I found this to be the most interesting question explored in ‘Government Size and Implications for Economic Growth’, by Andreas Bergh and Magnus Henrekson. Before I explain, however, I want to provide some comments on the author’s conclusions about the effects of size of government on economic growth.
The reservation I have about the review of the literature by Bergh and Henrekson is somewhat technical – so some readers may prefer to skip this paragraph. My reservation concerns the authors’ enthusiasm for Bayesian Averaging of Classical Estimates (BACE), a technique used to deal with possible sensitivity of parameter estimates to the inclusion of different control variables in regression models. A recent paper by Antonio Ciccone and Marek Jarocinski suggests that margins of error in international income estimates are too large for such agnostic growth empirics to be reliable. In any case, in my view the economic reasoning that tells us that the economic costs of taxation rise approximately in proportion to the square of the tax rate provides a more powerful case against big government than the results of cross-country econometric studies. (The authors appear to attribute this insight to the Swedish economist, Jonas Agell (p.17), although it should more appropriately be attributed to much earlier work by Arnold Harberger, or possibly even to Alfred Marshall.)

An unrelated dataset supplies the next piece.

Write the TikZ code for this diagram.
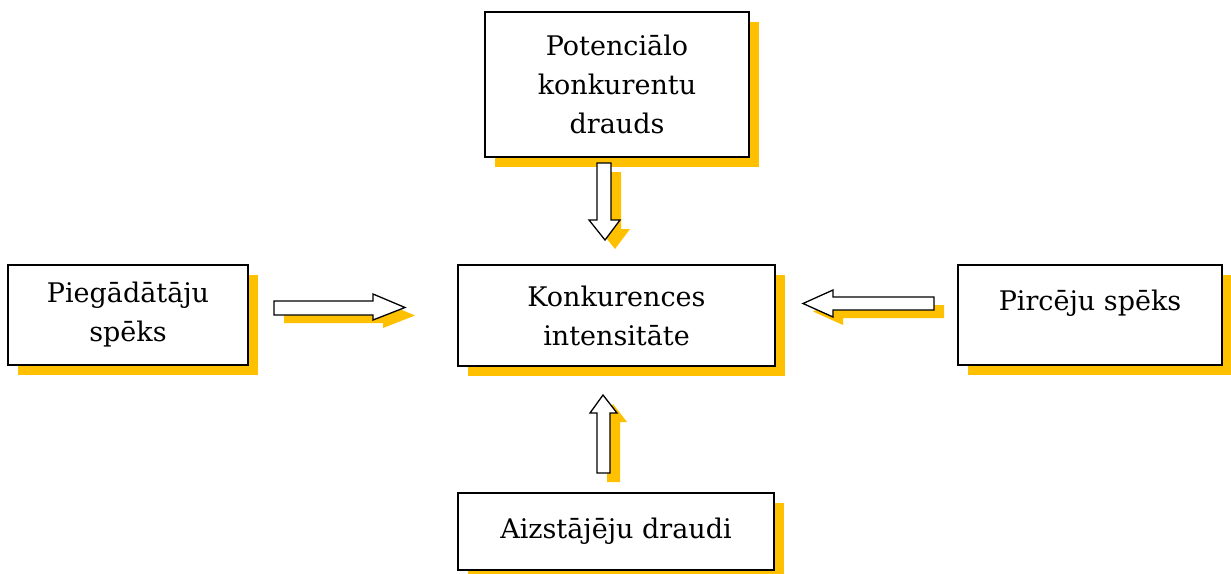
\documentclass[tikz,border=0pt]{standalone}
\usepackage{fontspec}
\setmainfont{DejaVu Serif}
\usetikzlibrary{shadows}
\definecolor{shadowc}{RGB}{255,192,0}
\tikzset{
  forcebox/.style={draw, line width=1.5pt, fill=white, inner sep=0pt, align=center,
    font=\fontsize{27}{39}\selectfont,
    drop shadow={shadow xshift=10pt, shadow yshift=-10pt, fill=shadowc, opacity=1}},
  arrowline/.style={draw, line width=1.3pt, fill=white, line join=miter},
  arrowshade/.style={fill=shadowc},
}
\begin{document}
\begin{tikzpicture}[x=1pt, y=-1pt]
\useasboundingbox (0,0) rectangle (1231,573);

% force boxes
\node[forcebox, minimum width=264pt, minimum height=145pt] (potential) at (617,84.5)
  {Potenciālo\\konkurentu\\drauds};
\node[forcebox, minimum width=317pt, minimum height=101pt] (rivalry) at (616.5,315.5)
  {Konkurences\\intensitāte};
\node[forcebox, minimum width=240pt, minimum height=100pt] (suppliers) at (128,315)
  {Piegādātāju\\spēks};
\node[forcebox, minimum width=264pt, text height=45pt, text depth=55pt, anchor=base] (buyers) at (1090,310)
  {Pircēju spēks};
\node[forcebox, minimum width=316pt, minimum height=77pt] (substitutes) at (616,531.5)
  {Aizstājēju draudi};

% block arrow: potential entrants -> rivalry
\begin{scope}[shift={(10,9)}]
  \fill[arrowshade] (597,163) -- (611,163) -- (611,220) -- (620,220) -- (605,240) -- (589,220) -- (597,220) -- cycle;
\end{scope}
\path[arrowline] (597,163) -- (611,163) -- (611,220) -- (620,220) -- (605,240) -- (589,220) -- (597,220) -- cycle;

% block arrow: substitutes -> rivalry
\begin{scope}[shift={(10,9)}]
  \fill[arrowshade] (597,473) -- (610,473) -- (610,413) -- (617,413) -- (603,395) -- (590,413) -- (597,413) -- cycle;
\end{scope}
\path[arrowline] (597,473) -- (610,473) -- (610,413) -- (617,413) -- (603,395) -- (590,413) -- (597,413) -- cycle;

% block arrow: suppliers -> rivalry
\begin{scope}[shift={(10,8)}]
  \fill[arrowshade] (274,301) -- (373,301) -- (373,294) -- (405,307.5) -- (373,320) -- (373,315) -- (274,315) -- cycle;
\end{scope}
\path[arrowline] (274,301) -- (373,301) -- (373,294) -- (405,307.5) -- (373,320) -- (373,315) -- (274,315) -- cycle;

% block arrow: buyers -> rivalry
\begin{scope}[shift={(10,8)}]
  \fill[arrowshade] (934,297) -- (833,297) -- (833,290) -- (803,303.5) -- (833,317) -- (833,310) -- (934,310) -- cycle;
\end{scope}
\path[arrowline] (934,297) -- (833,297) -- (833,290) -- (803,303.5) -- (833,317) -- (833,310) -- (934,310) -- cycle;
\end{tikzpicture}
\end{document}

It is well known that the economic cost of high tax rates arises in part from the substitution of leisure for income. Some would argue that this is beneficial because many people obtain more happiness from spending time with family and friends than from working. One reason why the argument is spurious is because it may be rational for individuals to sacrifice some current happiness to provide their children with a better education, fund early retirement or pursue any number of other objectives that are important to them.
Another reason why the argument is spurious is that what economists talk about as a choice between income and leisure is often actually a choice between time spent on paid work and time spent on unpaid household chores. It is doubtful whether people obtain much more pleasure from housework, weeding the garden and childcare than from working for pay. Bergh and Henrekson make the good point that high rates of labour taxation provide an incentive for consumers to produce such services themselves in the home rather than to work longer hours in order to purchase them in the market place. The authors suggest that this explains why hours of unpaid work are substantially greater in Sweden than in the US and hours of paid work are correspondingly lower in Sweden than the US.
The authors also provide a graph comparing average hours worked per person in Sweden and the US over the period 1956 to 2003. It shows that average hours worked in Sweden were substantially lower than in the US during the 1950s, when Sweden’s tax rates were much lower, the situation has been reversed in recent decades.
Over the last couple of centuries the ancestors of the vast majority of people in high-income countries have managed to obtain the benefits of participation in a market economy – the benefits of exchange and specialization on the basis of comparative advantage, resulting in much higher living standards and providing greater opportunities for skill development and incentives for further innovation. High taxes associated with big government provide the opposite incentives – encouraging people to shun the market and to produce services for themselves. Self-sufficiency is not without its attractions, but I doubt whether many people would freely choose the poverty experienced by their ancestors, even if that was the only way they could ensure a supply of fresh, organically-grown vegetables.